Pros
- Good place to start your career, you will learn a lot in your first year - The team and supervisor are helpful and they will answer your questions so that you can improve - If you work weekends and night, there will be only 3-4 people and it's a very relax atmosphere to work in - Many different cases/support tickets, at level 1 you will work with Windows, Linux, cPanel, DNS, email issues, spam infection, etc etc.. - Salary has improved in the last year, if you are new to this career it's a good pay to start and you get a good raise if you are promoted to level 2 support
Cons
These are not flaws with the company, more like the challenging realities of a job as tech support. Read this and decide if this job is really for you or not. - shifts: 24/7 schedule and 6 week shift rotation (day/evening/night), the supervisor does their best to accomodate everyone's preference but sometimes you will get stuck with a 6am or night or weekend shift you don't want.

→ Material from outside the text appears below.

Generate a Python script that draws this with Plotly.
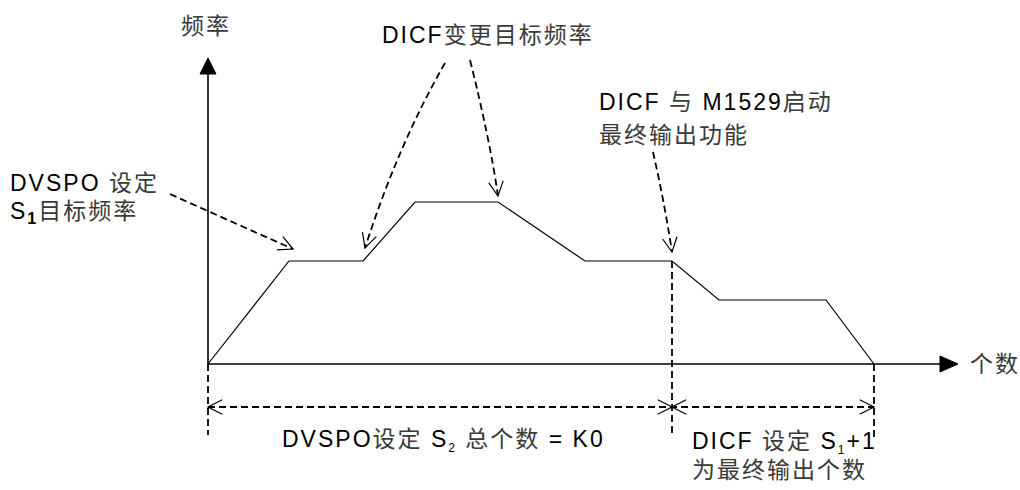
import math
import re
import plotly.graph_objects as go

# ---- data ----
counts = [0, 81, 155, 207, 290, 377, 464, 511, 618, 666]     # 个数 (relative units)
freqs = [0, 103, 103, 162, 162, 103, 103, 64, 64, 0]          # 频率 (relative units)
final_start = 464       # where DICF + M1529 starts final output
total_end = 666         # end of output

y_axis_title = "频率"
x_axis_title = "个数"

# ---- figure geometry helpers (pixel -> data) ----
OX, OY = 208, 364
W, H = 1020, 490


def P(px, py):
    return px - OX, OY - py


FONT = "Liberation Sans, Arial, Noto Sans CJK SC"
FS = 23

fig = go.Figure()
fig.add_trace(go.Scatter(x=counts, y=freqs, mode="lines",
                         line=dict(color="black", width=1.2),
                         hoverinfo="skip", showlegend=False))

shapes = []
DASH = "7px,4px"


def line(x0, y0, x1, y1, width=1.8, dash=None):
    shapes.append(dict(type="line", x0=x0, y0=y0, x1=x1, y1=y1, xref="x", yref="y",
                       line=dict(color="black", width=width, dash=dash)))


def vhead(x0, y0, x1, y1, L=16, th=27):
    dx, dy = x1 - x0, y1 - y0
    n = math.hypot(dx, dy)
    dx, dy = dx / n, dy / n
    pts = []
    for s in (1, -1):
        a = math.radians(th) * s
        rx = dx * math.cos(a) - dy * math.sin(a)
        ry = dx * math.sin(a) + dy * math.cos(a)
        pts.append((x1 - L * rx, y1 - L * ry))
    shapes.append(dict(type="path", xref="x", yref="y",
                       path=f"M {pts[0][0]},{pts[0][1]} L {x1},{y1} L {pts[1][0]},{pts[1][1]}",
                       line=dict(color="black", width=1.2)))


def curve_arrow(p0, c, p1):
    (x0, y0), (cx, cy), (x1, y1) = P(*p0), P(*c), P(*p1)
    shapes.append(dict(type="path", xref="x", yref="y",
                       path=f"M {x0},{y0} Q {cx},{cy} {x1},{y1}",
                       line=dict(color="black", width=1.8, dash=DASH)))
    vhead(cx, cy, x1, y1)


# axes
ytop = max(freqs) + 144
xend = total_end + 66
line(0, 0, 0, ytop - 16, width=1.6)
shapes.append(dict(type="path", xref="x", yref="y",
                   path=f"M -8,{ytop-16} L 8,{ytop-16} L 0,{ytop} Z",
                   fillcolor="black", line=dict(color="black", width=1)))
line(0, 0, xend, 0, width=1.6)
shapes.append(dict(type="path", xref="x", yref="y",
                   path=f"M {xend},-8 L {xend},8 L {xend+18},0 Z",
                   fillcolor="black", line=dict(color="black", width=1)))

# vertical dashed markers
dim_y = -43
line(0, 0, 0, -71, dash=DASH)
line(final_start, freqs[counts.index(final_start)], final_start, -73, dash=DASH)
line(total_end, 0, total_end, -73, dash=DASH)

# dimension line
line(0, dim_y, total_end, dim_y, dash=DASH)
vhead(20, dim_y, 0, dim_y)
vhead(0, dim_y, final_start, dim_y)
vhead(total_end, dim_y, final_start, dim_y)
vhead(final_start, dim_y, total_end, dim_y)

# annotation arrows
curve_arrow((170, 194), (232, 222), (293, 249))
curve_arrow((445, 63), (398, 145), (365, 248))
curve_arrow((470, 60), (490, 140), (498, 196))
curve_arrow((653, 152), (664, 200), (672, 252))

fig.update_layout(shapes=shapes)

ann = []
CJK = re.compile(r"([\u4e00-\u9fff]+)")


def text(t, px, py, anchor="left"):
    x, y = P(px, py)
    t = CJK.sub(r'<span style="fill:#3a3a3a">\1</span>', t)
    ann.append(dict(text=f'<span style="letter-spacing:2px">{t}</span>', x=x, y=y,
                    xref="x", yref="y", xanchor=anchor, yanchor="middle",
                    showarrow=False, font=dict(family=FONT, size=FS, color="black")))


SMALL = '<sub><span style="font-size:12px">{}</span></sub>'

text(y_axis_title, 206, 26, "center")
text("DICF变更目标频率", 488, 35, "center")
text("DICF 与 M1529启动", 597, 102)
text("最终输出功能", 597, 135)
text("DVSPO 设定", 8, 183)
text("S<sub><b>1</b></sub>目标频率", 8, 212)
text(x_axis_title, 968, 364)
text("DVSPO设定 S" + SMALL.format("2") + " 总个数 = K0", 280, 440)
text("DICF 设定 S" + SMALL.format("1") + "+1", 690, 442)
text("为最终输出个数", 690, 470)

fig.update_layout(annotations=ann)

fig.update_layout(
    width=W, height=H, margin=dict(l=0, r=0, t=0, b=0),
    paper_bgcolor="white", plot_bgcolor="white",
    xaxis=dict(range=[-OX, W - OX], visible=False, fixedrange=True),
    yaxis=dict(range=[OY - H, OY], visible=False, fixedrange=True),
    showlegend=False,
)

fig.write_html("out.html", config={"displayModeBar": False},
               post_script="document.body.style.margin='0';")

If you prefer the normal 9 to 5 week job, you will find it difficult. - since this is a technical support job, you will face some "special" clients that have ridiculous expectation or do stupid things.. patience is essential, managing the client's expectations as well. - phone calls, if you do night shift be prepared to call a client in India to tell him that his server has been compromised by malware or rooted by chinese hackers and he needs to reinstall everything. - multi-tasking: be prepared to work on 2-3 different ticket at once, and be able to divide your attention between several tasks. The attitude in technical support promotes solving issues fast, and you will be expected to reply to a client within a 2-4 hour SLA. - Stress: the shift rotation, the "special" clients, and mistakes that you will make when you learn make this a difficult job to do for a long time, in my opinion. Physically, sitting in the chair for 10-hour shift, I had a lot of back pain and I gained 20 pounds in 1 year (make sure to adapt your diet and exercise habit, I did not and payed the price) - internal tools: since iWeb is an old company, a lot of the tools used internally and some of the services sold to clients are out-of-date and will never be updated. Expect to learn to work with some interesting software that has almost no documentation, you can only learn by asking the guy next to you who was there longer, or figure it out by yourself. I can't blame them for this, it's just the reality of a large company - it takes a long, long time to restructure and implement new tools and services because we cannot have any downtime.